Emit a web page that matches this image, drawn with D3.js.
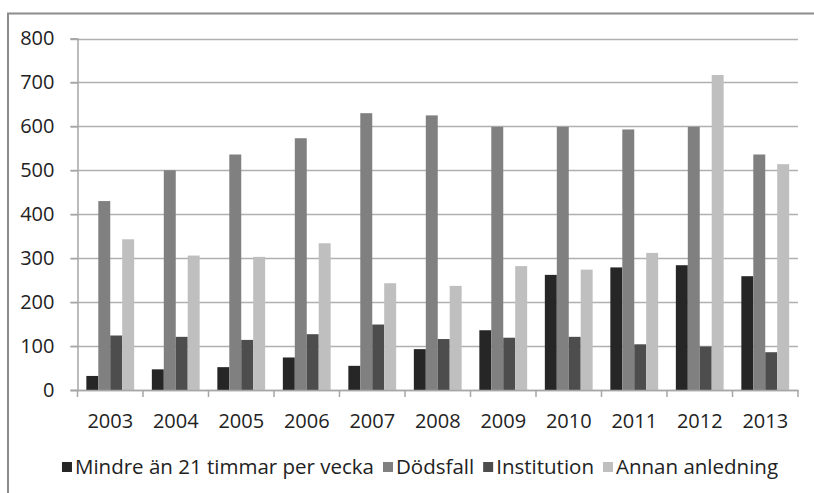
<!DOCTYPE html>
<html lang="sv">
<head>
    <meta charset="UTF-8">
    <title>Avslutade insatser per år</title>
    <style>
        body { margin: 0; background: #fff; }
        text { font-family: "Open Sans", sans-serif; fill: #222; }
        .tick-label { font-size: 20px; }
        .legend-label { font-size: 20.5px; }
    </style>
</head>
<body>
    <svg id="chart" width="814" height="493"></svg>

    <script src="https://d3js.org/d3.v7.min.js"></script>
    <script>
        // data
        const years = ["2003", "2004", "2005", "2006", "2007", "2008", "2009", "2010", "2011", "2012", "2013"];
        const seriesNames = ["Mindre än 21 timmar per vecka", "Dödsfall", "Institution", "Annan anledning"];
        const mindre      = [32, 47, 52, 74, 55, 93, 136, 262, 279, 284, 259];
        const dodsfall    = [430, 500, 536, 573, 630, 625, 599, 599, 593, 599, 536];
        const institution = [124, 121, 114, 127, 149, 116, 119, 121, 104, 99, 86];
        const annan       = [343, 306, 303, 334, 243, 237, 282, 274, 312, 717, 514];
        const yTicks = [0, 100, 200, 300, 400, 500, 600, 700, 800];
        const colors = ["#262626", "#808080", "#4d4d4d", "#bfbfbf"];

        const values = [mindre, dodsfall, institution, annan];
        const rows = years.map((y, i) => ({ year: y, vals: values.map(v => v[i]) }));

        const svg = d3.select("#chart");

        // outer chart frame (runs off the right and bottom edge)
        svg.append("rect")
            .attr("x", 8).attr("y", 13.5)
            .attr("width", 840).attr("height", 520)
            .attr("fill", "none")
            .attr("stroke", "#8c8c8c")
            .attr("stroke-width", 2);

        const plot = { left: 77.5, right: 798, top: 38.5, bottom: 390 };

        const x0 = d3.scaleBand()
            .domain(years)
            .range([plot.left, plot.right]);

        const pad = x0.bandwidth() * 0.135;
        const x1 = d3.scaleBand()
            .domain(d3.range(seriesNames.length))
            .range([pad, x0.bandwidth() - pad]);

        const y = d3.scaleLinear()
            .domain([0, 800])
            .range([plot.bottom, plot.top]);

        // gridlines
        svg.append("g")
            .selectAll("line")
            .data(yTicks)
            .join("line")
            .attr("x1", plot.left - 7)
            .attr("x2", plot.right)
            .attr("y1", d => Math.round(y(d)) + 0.5)
            .attr("y2", d => Math.round(y(d)) + 0.5)
            .attr("stroke", "#b0b0b0")
            .attr("stroke-width", 1.5);

        // y axis
        const yAxis = svg.append("g")
            .attr("transform", `translate(${plot.left},0)`)
            .call(d3.axisLeft(y).tickValues(yTicks).tickSize(7).tickPadding(16));
        yAxis.select(".domain").attr("stroke", "#a6a6a6").attr("stroke-width", 1.5);
        yAxis.selectAll(".tick line").attr("stroke", "#a6a6a6").attr("stroke-width", 1.5);
        yAxis.selectAll("text")
            .attr("class", "tick-label")
            .attr("font-size", null)
            .attr("font-family", null)
            .attr("fill", "#222");

        // bars
        svg.append("g")
            .selectAll("g")
            .data(rows)
            .join("g")
            .attr("transform", d => `translate(${x0(d.year)},0)`)
            .selectAll("rect")
            .data(d => d.vals)
            .join("rect")
            .attr("x", (d, i) => x1(i))
            .attr("y", d => y(d))
            .attr("width", x1.bandwidth())
            .attr("height", d => y(0) - y(d))
            .attr("fill", (d, i) => colors[i]);

        // x axis
        const xAxis = svg.append("g")
            .attr("transform", `translate(0,${plot.bottom})`)
            .call(d3.axisBottom(x0).tickSize(0).tickPadding(24));
        xAxis.select(".domain").attr("stroke", "#a6a6a6").attr("stroke-width", 1.5);
        xAxis.selectAll("text")
            .attr("class", "tick-label")
            .attr("font-size", null)
            .attr("font-family", null)
            .attr("fill", "#222");

        // category separators
        xAxis.append("g")
            .selectAll("line")
            .data(years.concat(["end"]))
            .join("line")
            .attr("x1", (d, i) => i < years.length ? x0(d) : plot.right)
            .attr("x2", (d, i) => i < years.length ? x0(d) : plot.right)
            .attr("y1", 0)
            .attr("y2", 7)
            .attr("stroke", "#a6a6a6")
            .attr("stroke-width", 1.5);

        // legend, centred in the chart area
        const legend = svg.append("g");
        const items = legend.selectAll("g")
            .data(seriesNames)
            .join("g");
        items.append("rect")
            .attr("width", 10).attr("height", 10)
            .attr("y", -5)
            .attr("fill", (d, i) => colors[i]);
        items.append("text")
            .attr("class", "legend-label")
            .attr("x", 13)
            .attr("dy", "0.35em")
            .text(d => d);

        let cx = 0;
        items.each(function () {
            const w = d3.select(this).select("text").node().getComputedTextLength();
            d3.select(this).attr("transform", `translate(${cx},0)`);
            cx += 13 + w + 9;
        });
        const legendWidth = cx - 9;
        legend.attr("transform", `translate(${420 - legendWidth / 2},467)`);
    </script>
</body>
</html>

= = = = = = =

Each line of the material must be retyped exactly, except that images are omitted.

**ANSWER FOR THIS EXERCISE**
Emit a web page that matches this image, drawn with D3.js.
<!DOCTYPE html>
<html lang="sv">
<head>
    <meta charset="UTF-8">
    <title>Avslutade insatser per år</title>
    <style>
        body { margin: 0; background: #fff; }
        text { font-family: "Open Sans", sans-serif; fill: #222; }
        .tick-label { font-size: 20px; }
        .legend-label { font-size: 20.5px; }
    </style>
</head>
<body>
    <svg id="chart" width="814" height="493"></svg>

    <script src="https://d3js.org/d3.v7.min.js"></script>
    <script>
        // data
        const years = ["2003", "2004", "2005", "2006", "2007", "2008", "2009", "2010", "2011", "2012", "2013"];
        const seriesNames = ["Mindre än 21 timmar per vecka", "Dödsfall", "Institution", "Annan anledning"];
        const mindre      = [32, 47, 52, 74, 55, 93, 136, 262, 279, 284, 259];
        const dodsfall    = [430, 500, 536, 573, 630, 625, 599, 599, 593, 599, 536];
        const institution = [124, 121, 114, 127, 149, 116, 119, 121, 104, 99, 86];
        const annan       = [343, 306, 303, 334, 243, 237, 282, 274, 312, 717, 514];
        const yTicks = [0, 100, 200, 300, 400, 500, 600, 700, 800];
        const colors = ["#262626", "#808080", "#4d4d4d", "#bfbfbf"];

        const values = [mindre, dodsfall, institution, annan];
        const rows = years.map((y, i) => ({ year: y, vals: values.map(v => v[i]) }));

        const svg = d3.select("#chart");

        // outer chart frame (runs off the right and bottom edge)
        svg.append("rect")
            .attr("x", 8).attr("y", 13.5)
            .attr("width", 840).attr("height", 520)
            .attr("fill", "none")
            .attr("stroke", "#8c8c8c")
            .attr("stroke-width", 2);

        const plot = { left: 77.5, right: 798, top: 38.5, bottom: 390 };

        const x0 = d3.scaleBand()
            .domain(years)
            .range([plot.left, plot.right]);

        const pad = x0.bandwidth() * 0.135;
        const x1 = d3.scaleBand()
            .domain(d3.range(seriesNames.length))
            .range([pad, x0.bandwidth() - pad]);

        const y = d3.scaleLinear()
            .domain([0, 800])
            .range([plot.bottom, plot.top]);

        // gridlines
        svg.append("g")
            .selectAll("line")
            .data(yTicks)
            .join("line")
            .attr("x1", plot.left - 7)
            .attr("x2", plot.right)
            .attr("y1", d => Math.round(y(d)) + 0.5)
            .attr("y2", d => Math.round(y(d)) + 0.5)
            .attr("stroke", "#b0b0b0")
            .attr("stroke-width", 1.5);

        // y axis
        const yAxis = svg.append("g")
            .attr("transform", `translate(${plot.left},0)`)
            .call(d3.axisLeft(y).tickValues(yTicks).tickSize(7).tickPadding(16));
        yAxis.select(".domain").attr("stroke", "#a6a6a6").attr("stroke-width", 1.5);
        yAxis.selectAll(".tick line").attr("stroke", "#a6a6a6").attr("stroke-width", 1.5);
        yAxis.selectAll("text")
            .attr("class", "tick-label")
            .attr("font-size", null)
            .attr("font-family", null)
            .attr("fill", "#222");

        // bars
        svg.append("g")
            .selectAll("g")
            .data(rows)
            .join("g")
            .attr("transform", d => `translate(${x0(d.year)},0)`)
            .selectAll("rect")
            .data(d => d.vals)
            .join("rect")
            .attr("x", (d, i) => x1(i))
            .attr("y", d => y(d))
            .attr("width", x1.bandwidth())
            .attr("height", d => y(0) - y(d))
            .attr("fill", (d, i) => colors[i]);

        // x axis
        const xAxis = svg.append("g")
            .attr("transform", `translate(0,${plot.bottom})`)
            .call(d3.axisBottom(x0).tickSize(0).tickPadding(24));
        xAxis.select(".domain").attr("stroke", "#a6a6a6").attr("stroke-width", 1.5);
        xAxis.selectAll("text")
            .attr("class", "tick-label")
            .attr("font-size", null)
            .attr("font-family", null)
            .attr("fill", "#222");

        // category separators
        xAxis.append("g")
            .selectAll("line")
            .data(years.concat(["end"]))
            .join("line")
            .attr("x1", (d, i) => i < years.length ? x0(d) : plot.right)
            .attr("x2", (d, i) => i < years.length ? x0(d) : plot.right)
            .attr("y1", 0)
            .attr("y2", 7)
            .attr("stroke", "#a6a6a6")
            .attr("stroke-width", 1.5);

        // legend, centred in the chart area
        const legend = svg.append("g");
        const items = legend.selectAll("g")
            .data(seriesNames)
            .join("g");
        items.append("rect")
            .attr("width", 10).attr("height", 10)
            .attr("y", -5)
            .attr("fill", (d, i) => colors[i]);
        items.append("text")
            .attr("class", "legend-label")
            .attr("x", 13)
            .attr("dy", "0.35em")
            .text(d => d);

        let cx = 0;
        items.each(function () {
            const w = d3.select(this).select("text").node().getComputedTextLength();
            d3.select(this).attr("transform", `translate(${cx},0)`);
            cx += 13 + w + 9;
        });
        const legendWidth = cx - 9;
        legend.attr("transform", `translate(${420 - legendWidth / 2},467)`);
    </script>
</body>
</html>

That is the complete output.